## Start Records for this task

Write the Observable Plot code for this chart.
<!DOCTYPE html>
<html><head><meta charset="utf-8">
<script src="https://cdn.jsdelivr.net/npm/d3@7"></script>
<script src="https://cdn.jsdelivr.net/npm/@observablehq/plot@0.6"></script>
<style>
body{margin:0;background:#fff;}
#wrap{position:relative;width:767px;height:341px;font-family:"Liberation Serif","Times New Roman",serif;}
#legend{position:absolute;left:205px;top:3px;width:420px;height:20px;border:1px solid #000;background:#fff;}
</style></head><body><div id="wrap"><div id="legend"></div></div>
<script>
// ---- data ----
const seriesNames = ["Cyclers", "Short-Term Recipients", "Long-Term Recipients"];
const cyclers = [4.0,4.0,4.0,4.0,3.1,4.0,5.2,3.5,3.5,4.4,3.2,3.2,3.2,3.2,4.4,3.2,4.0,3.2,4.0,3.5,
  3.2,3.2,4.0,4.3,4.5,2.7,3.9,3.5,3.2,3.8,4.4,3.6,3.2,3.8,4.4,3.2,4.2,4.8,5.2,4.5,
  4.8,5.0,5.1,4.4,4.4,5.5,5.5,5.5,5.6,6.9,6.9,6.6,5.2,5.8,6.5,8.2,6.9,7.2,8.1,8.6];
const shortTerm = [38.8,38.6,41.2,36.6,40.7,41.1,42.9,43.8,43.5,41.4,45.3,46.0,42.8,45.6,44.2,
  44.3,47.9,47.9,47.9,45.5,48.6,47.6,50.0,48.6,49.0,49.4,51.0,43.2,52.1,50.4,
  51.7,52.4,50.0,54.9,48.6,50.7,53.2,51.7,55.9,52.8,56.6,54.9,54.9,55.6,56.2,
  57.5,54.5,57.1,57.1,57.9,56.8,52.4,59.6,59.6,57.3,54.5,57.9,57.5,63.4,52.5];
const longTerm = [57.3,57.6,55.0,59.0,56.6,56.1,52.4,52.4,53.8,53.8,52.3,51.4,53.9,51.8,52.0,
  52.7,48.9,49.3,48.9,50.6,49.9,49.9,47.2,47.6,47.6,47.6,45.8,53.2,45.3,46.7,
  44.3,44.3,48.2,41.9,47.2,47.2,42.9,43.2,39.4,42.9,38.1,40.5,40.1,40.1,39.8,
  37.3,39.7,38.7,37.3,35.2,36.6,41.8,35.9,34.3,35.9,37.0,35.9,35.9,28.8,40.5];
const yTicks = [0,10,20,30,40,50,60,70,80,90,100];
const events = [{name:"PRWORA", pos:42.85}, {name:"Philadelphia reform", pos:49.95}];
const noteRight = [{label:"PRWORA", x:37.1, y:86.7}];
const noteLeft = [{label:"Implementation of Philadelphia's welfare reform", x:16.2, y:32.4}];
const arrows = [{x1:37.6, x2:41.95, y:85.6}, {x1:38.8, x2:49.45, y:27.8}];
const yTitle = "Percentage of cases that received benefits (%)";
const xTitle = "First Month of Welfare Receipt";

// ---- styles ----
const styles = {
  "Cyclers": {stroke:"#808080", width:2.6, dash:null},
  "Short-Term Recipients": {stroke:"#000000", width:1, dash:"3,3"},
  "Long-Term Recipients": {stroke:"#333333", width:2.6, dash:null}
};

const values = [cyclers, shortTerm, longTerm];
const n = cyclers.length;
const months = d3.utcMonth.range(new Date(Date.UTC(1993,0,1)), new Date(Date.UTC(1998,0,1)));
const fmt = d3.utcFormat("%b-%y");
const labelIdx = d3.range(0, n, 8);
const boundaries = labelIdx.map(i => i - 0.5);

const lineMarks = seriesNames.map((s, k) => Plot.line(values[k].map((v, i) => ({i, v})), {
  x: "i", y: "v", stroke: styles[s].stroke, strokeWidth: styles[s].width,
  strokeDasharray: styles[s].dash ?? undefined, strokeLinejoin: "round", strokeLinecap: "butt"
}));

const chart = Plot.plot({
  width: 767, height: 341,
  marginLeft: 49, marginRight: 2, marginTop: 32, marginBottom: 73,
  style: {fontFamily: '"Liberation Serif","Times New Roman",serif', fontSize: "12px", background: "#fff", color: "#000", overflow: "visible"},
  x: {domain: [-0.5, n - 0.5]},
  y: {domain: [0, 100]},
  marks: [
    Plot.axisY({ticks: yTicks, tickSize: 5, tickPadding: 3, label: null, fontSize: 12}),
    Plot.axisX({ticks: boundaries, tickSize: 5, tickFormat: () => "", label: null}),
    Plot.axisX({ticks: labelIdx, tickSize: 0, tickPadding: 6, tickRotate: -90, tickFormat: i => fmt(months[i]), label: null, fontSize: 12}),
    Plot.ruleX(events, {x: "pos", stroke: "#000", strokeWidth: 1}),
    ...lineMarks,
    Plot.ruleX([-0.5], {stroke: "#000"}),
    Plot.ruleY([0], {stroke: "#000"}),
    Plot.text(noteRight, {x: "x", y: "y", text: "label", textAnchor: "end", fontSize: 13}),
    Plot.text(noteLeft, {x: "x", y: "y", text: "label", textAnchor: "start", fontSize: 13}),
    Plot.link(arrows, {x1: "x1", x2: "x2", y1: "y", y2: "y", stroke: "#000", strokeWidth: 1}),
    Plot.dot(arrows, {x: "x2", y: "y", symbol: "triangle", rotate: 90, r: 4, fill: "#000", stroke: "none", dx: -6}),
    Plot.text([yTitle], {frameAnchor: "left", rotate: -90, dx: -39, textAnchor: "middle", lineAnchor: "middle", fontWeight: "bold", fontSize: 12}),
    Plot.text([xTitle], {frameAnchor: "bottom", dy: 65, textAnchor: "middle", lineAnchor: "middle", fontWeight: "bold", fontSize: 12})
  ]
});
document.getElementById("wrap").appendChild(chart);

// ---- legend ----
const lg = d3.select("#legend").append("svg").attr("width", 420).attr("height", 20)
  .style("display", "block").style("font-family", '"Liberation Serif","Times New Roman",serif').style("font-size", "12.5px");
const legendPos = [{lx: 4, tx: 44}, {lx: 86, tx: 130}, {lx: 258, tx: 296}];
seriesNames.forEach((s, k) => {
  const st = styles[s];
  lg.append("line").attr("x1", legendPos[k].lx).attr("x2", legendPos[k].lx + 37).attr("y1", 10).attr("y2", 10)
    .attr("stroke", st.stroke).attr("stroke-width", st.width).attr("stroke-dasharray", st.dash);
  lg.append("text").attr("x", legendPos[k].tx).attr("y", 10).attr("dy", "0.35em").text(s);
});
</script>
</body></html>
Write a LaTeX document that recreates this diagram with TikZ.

## End Records for this task

Exercise task: Give back the whole listing, word for word.

Task response:
Write the Observable Plot code for this chart.
<!DOCTYPE html>
<html><head><meta charset="utf-8">
<script src="https://cdn.jsdelivr.net/npm/d3@7"></script>
<script src="https://cdn.jsdelivr.net/npm/@observablehq/plot@0.6"></script>
<style>
body{margin:0;background:#fff;}
#wrap{position:relative;width:767px;height:341px;font-family:"Liberation Serif","Times New Roman",serif;}
#legend{position:absolute;left:205px;top:3px;width:420px;height:20px;border:1px solid #000;background:#fff;}
</style></head><body><div id="wrap"><div id="legend"></div></div>
<script>
// ---- data ----
const seriesNames = ["Cyclers", "Short-Term Recipients", "Long-Term Recipients"];
const cyclers = [4.0,4.0,4.0,4.0,3.1,4.0,5.2,3.5,3.5,4.4,3.2,3.2,3.2,3.2,4.4,3.2,4.0,3.2,4.0,3.5,
  3.2,3.2,4.0,4.3,4.5,2.7,3.9,3.5,3.2,3.8,4.4,3.6,3.2,3.8,4.4,3.2,4.2,4.8,5.2,4.5,
  4.8,5.0,5.1,4.4,4.4,5.5,5.5,5.5,5.6,6.9,6.9,6.6,5.2,5.8,6.5,8.2,6.9,7.2,8.1,8.6];
const shortTerm = [38.8,38.6,41.2,36.6,40.7,41.1,42.9,43.8,43.5,41.4,45.3,46.0,42.8,45.6,44.2,
  44.3,47.9,47.9,47.9,45.5,48.6,47.6,50.0,48.6,49.0,49.4,51.0,43.2,52.1,50.4,
  51.7,52.4,50.0,54.9,48.6,50.7,53.2,51.7,55.9,52.8,56.6,54.9,54.9,55.6,56.2,
  57.5,54.5,57.1,57.1,57.9,56.8,52.4,59.6,59.6,57.3,54.5,57.9,57.5,63.4,52.5];
const longTerm = [57.3,57.6,55.0,59.0,56.6,56.1,52.4,52.4,53.8,53.8,52.3,51.4,53.9,51.8,52.0,
  52.7,48.9,49.3,48.9,50.6,49.9,49.9,47.2,47.6,47.6,47.6,45.8,53.2,45.3,46.7,
  44.3,44.3,48.2,41.9,47.2,47.2,42.9,43.2,39.4,42.9,38.1,40.5,40.1,40.1,39.8,
  37.3,39.7,38.7,37.3,35.2,36.6,41.8,35.9,34.3,35.9,37.0,35.9,35.9,28.8,40.5];
const yTicks = [0,10,20,30,40,50,60,70,80,90,100];
const events = [{name:"PRWORA", pos:42.85}, {name:"Philadelphia reform", pos:49.95}];
const noteRight = [{label:"PRWORA", x:37.1, y:86.7}];
const noteLeft = [{label:"Implementation of Philadelphia's welfare reform", x:16.2, y:32.4}];
const arrows = [{x1:37.6, x2:41.95, y:85.6}, {x1:38.8, x2:49.45, y:27.8}];
const yTitle = "Percentage of cases that received benefits (%)";
const xTitle = "First Month of Welfare Receipt";

// ---- styles ----
const styles = {
  "Cyclers": {stroke:"#808080", width:2.6, dash:null},
  "Short-Term Recipients": {stroke:"#000000", width:1, dash:"3,3"},
  "Long-Term Recipients": {stroke:"#333333", width:2.6, dash:null}
};

const values = [cyclers, shortTerm, longTerm];
const n = cyclers.length;
const months = d3.utcMonth.range(new Date(Date.UTC(1993,0,1)), new Date(Date.UTC(1998,0,1)));
const fmt = d3.utcFormat("%b-%y");
const labelIdx = d3.range(0, n, 8);
const boundaries = labelIdx.map(i => i - 0.5);

const lineMarks = seriesNames.map((s, k) => Plot.line(values[k].map((v, i) => ({i, v})), {
  x: "i", y: "v", stroke: styles[s].stroke, strokeWidth: styles[s].width,
  strokeDasharray: styles[s].dash ?? undefined, strokeLinejoin: "round", strokeLinecap: "butt"
}));

const chart = Plot.plot({
  width: 767, height: 341,
  marginLeft: 49, marginRight: 2, marginTop: 32, marginBottom: 73,
  style: {fontFamily: '"Liberation Serif","Times New Roman",serif', fontSize: "12px", background: "#fff", color: "#000", overflow: "visible"},
  x: {domain: [-0.5, n - 0.5]},
  y: {domain: [0, 100]},
  marks: [
    Plot.axisY({ticks: yTicks, tickSize: 5, tickPadding: 3, label: null, fontSize: 12}),
    Plot.axisX({ticks: boundaries, tickSize: 5, tickFormat: () => "", label: null}),
    Plot.axisX({ticks: labelIdx, tickSize: 0, tickPadding: 6, tickRotate: -90, tickFormat: i => fmt(months[i]), label: null, fontSize: 12}),
    Plot.ruleX(events, {x: "pos", stroke: "#000", strokeWidth: 1}),
    ...lineMarks,
    Plot.ruleX([-0.5], {stroke: "#000"}),
    Plot.ruleY([0], {stroke: "#000"}),
    Plot.text(noteRight, {x: "x", y: "y", text: "label", textAnchor: "end", fontSize: 13}),
    Plot.text(noteLeft, {x: "x", y: "y", text: "label", textAnchor: "start", fontSize: 13}),
    Plot.link(arrows, {x1: "x1", x2: "x2", y1: "y", y2: "y", stroke: "#000", strokeWidth: 1}),
    Plot.dot(arrows, {x: "x2", y: "y", symbol: "triangle", rotate: 90, r: 4, fill: "#000", stroke: "none", dx: -6}),
    Plot.text([yTitle], {frameAnchor: "left", rotate: -90, dx: -39, textAnchor: "middle", lineAnchor: "middle", fontWeight: "bold", fontSize: 12}),
    Plot.text([xTitle], {frameAnchor: "bottom", dy: 65, textAnchor: "middle", lineAnchor: "middle", fontWeight: "bold", fontSize: 12})
  ]
});
document.getElementById("wrap").appendChild(chart);

// ---- legend ----
const lg = d3.select("#legend").append("svg").attr("width", 420).attr("height", 20)
  .style("display", "block").style("font-family", '"Liberation Serif","Times New Roman",serif').style("font-size", "12.5px");
const legendPos = [{lx: 4, tx: 44}, {lx: 86, tx: 130}, {lx: 258, tx: 296}];
seriesNames.forEach((s, k) => {
  const st = styles[s];
  lg.append("line").attr("x1", legendPos[k].lx).attr("x2", legendPos[k].lx + 37).attr("y1", 10).attr("y2", 10)
    .attr("stroke", st.stroke).attr("stroke-width", st.width).attr("stroke-dasharray", st.dash);
  lg.append("text").attr("x", legendPos[k].tx).attr("y", 10).attr("dy", "0.35em").text(s);
});
</script>
</body></html>
Write a LaTeX document that recreates this diagram with TikZ.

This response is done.